## WRITTEN REQUEST:
Output the data word for word, dropping every image.

## SUPPLIED DATA:
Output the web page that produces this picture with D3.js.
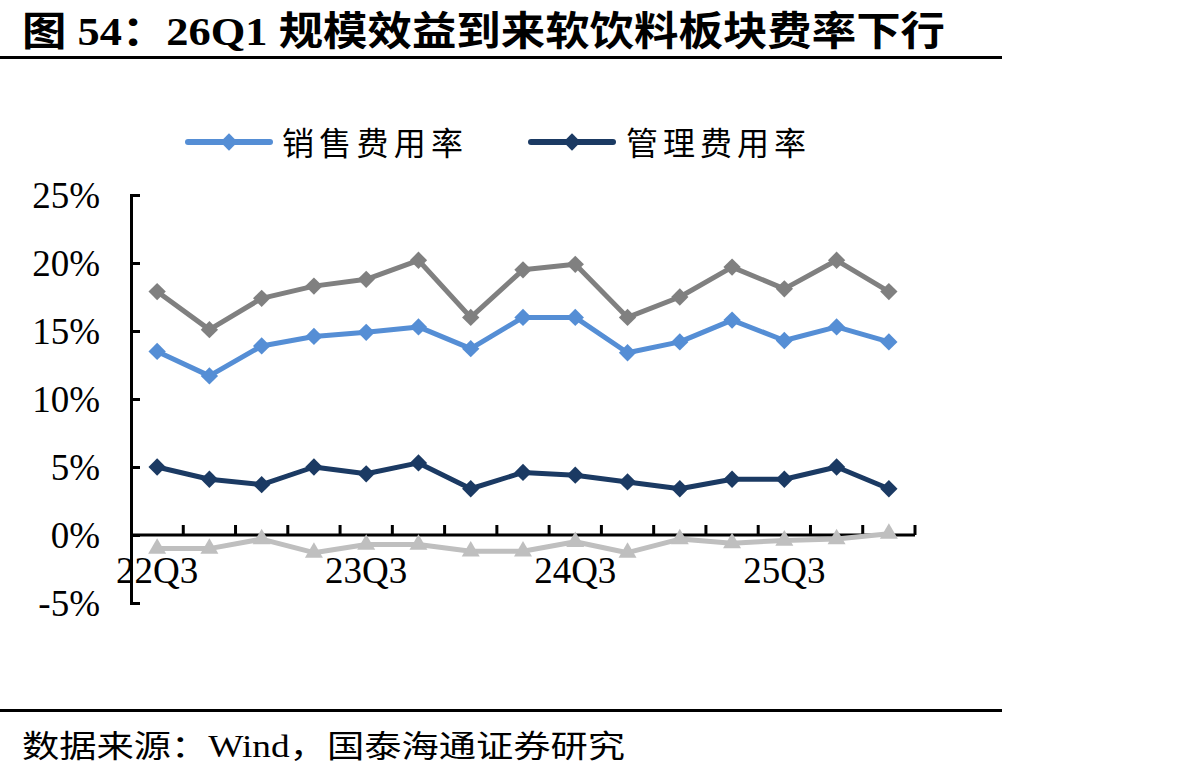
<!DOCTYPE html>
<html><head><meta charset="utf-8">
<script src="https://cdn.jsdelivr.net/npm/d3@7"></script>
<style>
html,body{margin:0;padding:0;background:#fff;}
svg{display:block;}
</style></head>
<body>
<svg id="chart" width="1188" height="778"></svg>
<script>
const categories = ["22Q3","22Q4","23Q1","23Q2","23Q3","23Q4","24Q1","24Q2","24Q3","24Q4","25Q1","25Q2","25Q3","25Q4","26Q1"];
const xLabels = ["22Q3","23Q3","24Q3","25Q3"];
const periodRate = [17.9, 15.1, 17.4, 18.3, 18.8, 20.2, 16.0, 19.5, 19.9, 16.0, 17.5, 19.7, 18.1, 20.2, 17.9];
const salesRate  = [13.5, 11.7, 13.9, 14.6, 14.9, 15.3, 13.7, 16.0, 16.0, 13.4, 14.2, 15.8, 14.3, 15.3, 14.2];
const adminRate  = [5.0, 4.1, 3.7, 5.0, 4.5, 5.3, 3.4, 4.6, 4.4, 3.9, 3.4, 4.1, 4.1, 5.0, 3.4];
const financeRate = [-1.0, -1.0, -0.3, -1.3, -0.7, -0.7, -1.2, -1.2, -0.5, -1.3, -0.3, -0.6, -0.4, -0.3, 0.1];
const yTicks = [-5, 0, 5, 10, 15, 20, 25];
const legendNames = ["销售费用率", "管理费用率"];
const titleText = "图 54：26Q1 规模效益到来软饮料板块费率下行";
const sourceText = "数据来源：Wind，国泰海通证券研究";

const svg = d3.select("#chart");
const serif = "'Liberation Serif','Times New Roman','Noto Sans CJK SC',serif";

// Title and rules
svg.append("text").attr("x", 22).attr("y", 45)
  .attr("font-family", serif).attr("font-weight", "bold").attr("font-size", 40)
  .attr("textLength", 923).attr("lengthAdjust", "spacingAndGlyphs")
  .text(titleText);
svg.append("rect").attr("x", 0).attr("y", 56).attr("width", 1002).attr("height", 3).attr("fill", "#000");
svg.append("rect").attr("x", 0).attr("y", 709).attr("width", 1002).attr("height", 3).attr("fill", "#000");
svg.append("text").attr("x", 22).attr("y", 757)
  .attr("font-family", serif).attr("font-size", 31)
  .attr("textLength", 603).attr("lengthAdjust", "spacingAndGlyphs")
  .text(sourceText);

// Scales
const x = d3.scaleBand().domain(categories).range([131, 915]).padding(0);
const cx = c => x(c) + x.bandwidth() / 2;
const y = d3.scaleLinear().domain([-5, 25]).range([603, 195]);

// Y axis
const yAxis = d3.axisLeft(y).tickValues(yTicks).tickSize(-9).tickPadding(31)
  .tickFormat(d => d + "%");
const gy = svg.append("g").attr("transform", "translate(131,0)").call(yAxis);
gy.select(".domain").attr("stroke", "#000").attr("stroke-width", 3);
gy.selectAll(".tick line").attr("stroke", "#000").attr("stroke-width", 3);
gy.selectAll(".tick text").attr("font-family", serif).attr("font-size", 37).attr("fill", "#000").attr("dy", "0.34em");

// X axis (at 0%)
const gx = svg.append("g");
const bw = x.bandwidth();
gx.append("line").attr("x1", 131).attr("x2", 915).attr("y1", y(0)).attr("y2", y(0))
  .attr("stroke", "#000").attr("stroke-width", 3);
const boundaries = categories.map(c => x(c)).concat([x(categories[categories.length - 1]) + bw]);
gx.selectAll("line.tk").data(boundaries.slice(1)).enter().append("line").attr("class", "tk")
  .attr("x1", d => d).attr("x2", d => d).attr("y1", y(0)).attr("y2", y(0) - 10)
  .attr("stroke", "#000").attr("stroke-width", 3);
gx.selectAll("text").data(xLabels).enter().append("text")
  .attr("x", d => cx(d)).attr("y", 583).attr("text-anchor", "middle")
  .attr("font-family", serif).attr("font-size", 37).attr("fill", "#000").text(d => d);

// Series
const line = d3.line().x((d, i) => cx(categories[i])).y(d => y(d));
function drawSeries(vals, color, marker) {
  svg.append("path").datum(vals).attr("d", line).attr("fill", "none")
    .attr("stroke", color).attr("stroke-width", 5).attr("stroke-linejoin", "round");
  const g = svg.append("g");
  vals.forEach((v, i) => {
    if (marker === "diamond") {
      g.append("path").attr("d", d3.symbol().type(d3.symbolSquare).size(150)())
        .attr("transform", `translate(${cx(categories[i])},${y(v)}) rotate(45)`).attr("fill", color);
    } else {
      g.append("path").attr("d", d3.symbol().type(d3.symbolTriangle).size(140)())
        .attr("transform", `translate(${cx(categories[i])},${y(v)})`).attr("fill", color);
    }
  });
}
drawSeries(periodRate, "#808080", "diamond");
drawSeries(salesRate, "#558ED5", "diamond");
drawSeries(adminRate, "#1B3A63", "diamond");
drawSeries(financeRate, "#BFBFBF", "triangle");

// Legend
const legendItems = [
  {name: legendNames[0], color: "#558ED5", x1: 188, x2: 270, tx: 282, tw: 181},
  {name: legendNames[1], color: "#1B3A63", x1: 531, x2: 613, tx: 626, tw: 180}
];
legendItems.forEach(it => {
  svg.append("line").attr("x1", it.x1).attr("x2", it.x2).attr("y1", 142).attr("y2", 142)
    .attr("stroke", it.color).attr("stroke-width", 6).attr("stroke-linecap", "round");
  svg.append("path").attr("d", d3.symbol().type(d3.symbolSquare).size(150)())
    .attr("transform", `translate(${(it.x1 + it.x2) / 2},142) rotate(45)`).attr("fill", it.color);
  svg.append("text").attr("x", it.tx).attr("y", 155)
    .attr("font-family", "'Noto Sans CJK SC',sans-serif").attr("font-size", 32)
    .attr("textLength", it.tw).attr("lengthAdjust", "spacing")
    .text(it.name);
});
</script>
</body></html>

## SOLUTION BELOW:
Output the web page that produces this picture with D3.js.
<!DOCTYPE html>
<html><head><meta charset="utf-8">
<script src="https://cdn.jsdelivr.net/npm/d3@7"></script>
<style>
html,body{margin:0;padding:0;background:#fff;}
svg{display:block;}
</style></head>
<body>
<svg id="chart" width="1188" height="778"></svg>
<script>
const categories = ["22Q3","22Q4","23Q1","23Q2","23Q3","23Q4","24Q1","24Q2","24Q3","24Q4","25Q1","25Q2","25Q3","25Q4","26Q1"];
const xLabels = ["22Q3","23Q3","24Q3","25Q3"];
const periodRate = [17.9, 15.1, 17.4, 18.3, 18.8, 20.2, 16.0, 19.5, 19.9, 16.0, 17.5, 19.7, 18.1, 20.2, 17.9];
const salesRate  = [13.5, 11.7, 13.9, 14.6, 14.9, 15.3, 13.7, 16.0, 16.0, 13.4, 14.2, 15.8, 14.3, 15.3, 14.2];
const adminRate  = [5.0, 4.1, 3.7, 5.0, 4.5, 5.3, 3.4, 4.6, 4.4, 3.9, 3.4, 4.1, 4.1, 5.0, 3.4];
const financeRate = [-1.0, -1.0, -0.3, -1.3, -0.7, -0.7, -1.2, -1.2, -0.5, -1.3, -0.3, -0.6, -0.4, -0.3, 0.1];
const yTicks = [-5, 0, 5, 10, 15, 20, 25];
const legendNames = ["销售费用率", "管理费用率"];
const titleText = "图 54：26Q1 规模效益到来软饮料板块费率下行";
const sourceText = "数据来源：Wind，国泰海通证券研究";

const svg = d3.select("#chart");
const serif = "'Liberation Serif','Times New Roman','Noto Sans CJK SC',serif";

// Title and rules
svg.append("text").attr("x", 22).attr("y", 45)
  .attr("font-family", serif).attr("font-weight", "bold").attr("font-size", 40)
  .attr("textLength", 923).attr("lengthAdjust", "spacingAndGlyphs")
  .text(titleText);
svg.append("rect").attr("x", 0).attr("y", 56).attr("width", 1002).attr("height", 3).attr("fill", "#000");
svg.append("rect").attr("x", 0).attr("y", 709).attr("width", 1002).attr("height", 3).attr("fill", "#000");
svg.append("text").attr("x", 22).attr("y", 757)
  .attr("font-family", serif).attr("font-size", 31)
  .attr("textLength", 603).attr("lengthAdjust", "spacingAndGlyphs")
  .text(sourceText);

// Scales
const x = d3.scaleBand().domain(categories).range([131, 915]).padding(0);
const cx = c => x(c) + x.bandwidth() / 2;
const y = d3.scaleLinear().domain([-5, 25]).range([603, 195]);

// Y axis
const yAxis = d3.axisLeft(y).tickValues(yTicks).tickSize(-9).tickPadding(31)
  .tickFormat(d => d + "%");
const gy = svg.append("g").attr("transform", "translate(131,0)").call(yAxis);
gy.select(".domain").attr("stroke", "#000").attr("stroke-width", 3);
gy.selectAll(".tick line").attr("stroke", "#000").attr("stroke-width", 3);
gy.selectAll(".tick text").attr("font-family", serif).attr("font-size", 37).attr("fill", "#000").attr("dy", "0.34em");

// X axis (at 0%)
const gx = svg.append("g");
const bw = x.bandwidth();
gx.append("line").attr("x1", 131).attr("x2", 915).attr("y1", y(0)).attr("y2", y(0))
  .attr("stroke", "#000").attr("stroke-width", 3);
const boundaries = categories.map(c => x(c)).concat([x(categories[categories.length - 1]) + bw]);
gx.selectAll("line.tk").data(boundaries.slice(1)).enter().append("line").attr("class", "tk")
  .attr("x1", d => d).attr("x2", d => d).attr("y1", y(0)).attr("y2", y(0) - 10)
  .attr("stroke", "#000").attr("stroke-width", 3);
gx.selectAll("text").data(xLabels).enter().append("text")
  .attr("x", d => cx(d)).attr("y", 583).attr("text-anchor", "middle")
  .attr("font-family", serif).attr("font-size", 37).attr("fill", "#000").text(d => d);

// Series
const line = d3.line().x((d, i) => cx(categories[i])).y(d => y(d));
function drawSeries(vals, color, marker) {
  svg.append("path").datum(vals).attr("d", line).attr("fill", "none")
    .attr("stroke", color).attr("stroke-width", 5).attr("stroke-linejoin", "round");
  const g = svg.append("g");
  vals.forEach((v, i) => {
    if (marker === "diamond") {
      g.append("path").attr("d", d3.symbol().type(d3.symbolSquare).size(150)())
        .attr("transform", `translate(${cx(categories[i])},${y(v)}) rotate(45)`).attr("fill", color);
    } else {
      g.append("path").attr("d", d3.symbol().type(d3.symbolTriangle).size(140)())
        .attr("transform", `translate(${cx(categories[i])},${y(v)})`).attr("fill", color);
    }
  });
}
drawSeries(periodRate, "#808080", "diamond");
drawSeries(salesRate, "#558ED5", "diamond");
drawSeries(adminRate, "#1B3A63", "diamond");
drawSeries(financeRate, "#BFBFBF", "triangle");

// Legend
const legendItems = [
  {name: legendNames[0], color: "#558ED5", x1: 188, x2: 270, tx: 282, tw: 181},
  {name: legendNames[1], color: "#1B3A63", x1: 531, x2: 613, tx: 626, tw: 180}
];
legendItems.forEach(it => {
  svg.append("line").attr("x1", it.x1).attr("x2", it.x2).attr("y1", 142).attr("y2", 142)
    .attr("stroke", it.color).attr("stroke-width", 6).attr("stroke-linecap", "round");
  svg.append("path").attr("d", d3.symbol().type(d3.symbolSquare).size(150)())
    .attr("transform", `translate(${(it.x1 + it.x2) / 2},142) rotate(45)`).attr("fill", it.color);
  svg.append("text").attr("x", it.tx).attr("y", 155)
    .attr("font-family", "'Noto Sans CJK SC',sans-serif").attr("font-size", 32)
    .attr("textLength", it.tw).attr("lengthAdjust", "spacing")
    .text(it.name);
});
</script>
</body></html>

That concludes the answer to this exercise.